1945 film by Edgar George Ulmer

Club Havana is a 1945 American film drama directed by Edgar G. Ulmer. It was produced and released by independent film company Producers Releasing Corporation. It has been compared to the 1933 film Grand Hotel.

==Plot==
Rosalind (Margaret Lindsay) returns to her Miami home following a divorce to see her boyfriend Johnny Norton (Don Douglas). They visit nightclub Club Havana, where Johnny tells Rosalind that he has fallen in love with another woman. Saddened, Rosalind tries to kill herself, but Bill Porter (Tom Neal) prevents her from doing so. Meanwhile, Jimmy (Eric Sinclair) has discovered that Joe Reed (Marc Lawrence), who murdered club performer Julia Dumont, has been released as the police believe there is not enough evidence that Joe killed her.

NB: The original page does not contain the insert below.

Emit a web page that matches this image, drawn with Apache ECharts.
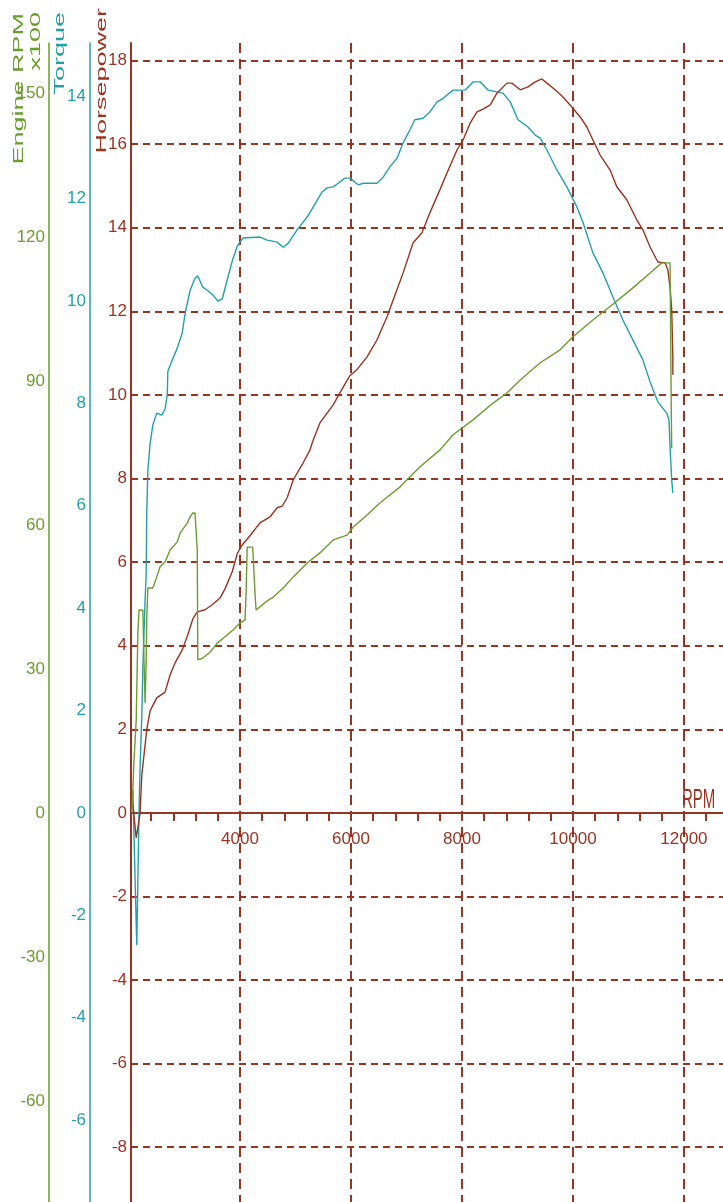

Although Jimmy witnessed the killing, he is afraid to see police, fearing that Joe will go after his girlfriend Isabelita (Lita Baron). Jimmy instead decides to phone the police, but Myrtle (Sonia Sorel) listens in on the phone call and informs Joe of Jimmy's actions. Joe hires a gunman to murder Jimmy, but the killer shoots Myrtle after she shouts a warning to Jimmy, and she ends up hitting the gunman with her car. As Jimmy goes to the police station to testify, Johnny and Rosalind decide to get back together and go home.

==Production==
The film was directed by Edgar G. Ulmer. Originally, writer Fred Jackson was set to direct, but Ulmer replaced him by February 1945. The cast includes Tom Neal, Margaret Lindsay, Don Douglas, and Marc Lawrence. The film's story was written by Jackson. It was shot in only four days. Ulmer did not use a script for the film, as producer Leon Fromkess told him "OK, you say you can do things – shoot it without a script – invent it." He shot the film on only one set. Ulmer later recalled in an interview with Peter Bogdanovich that he "adored making" the film.

==Release and reception==
Club Havana was distributed by Producers Releasing Corporation. They released the film in November 1945. Film scholar Hal Erickson believed the film was "Grand Hotel, PRC style." Film critic Leonard Maltin wrote negatively about the film, calling it a "very cheap production with little of interest."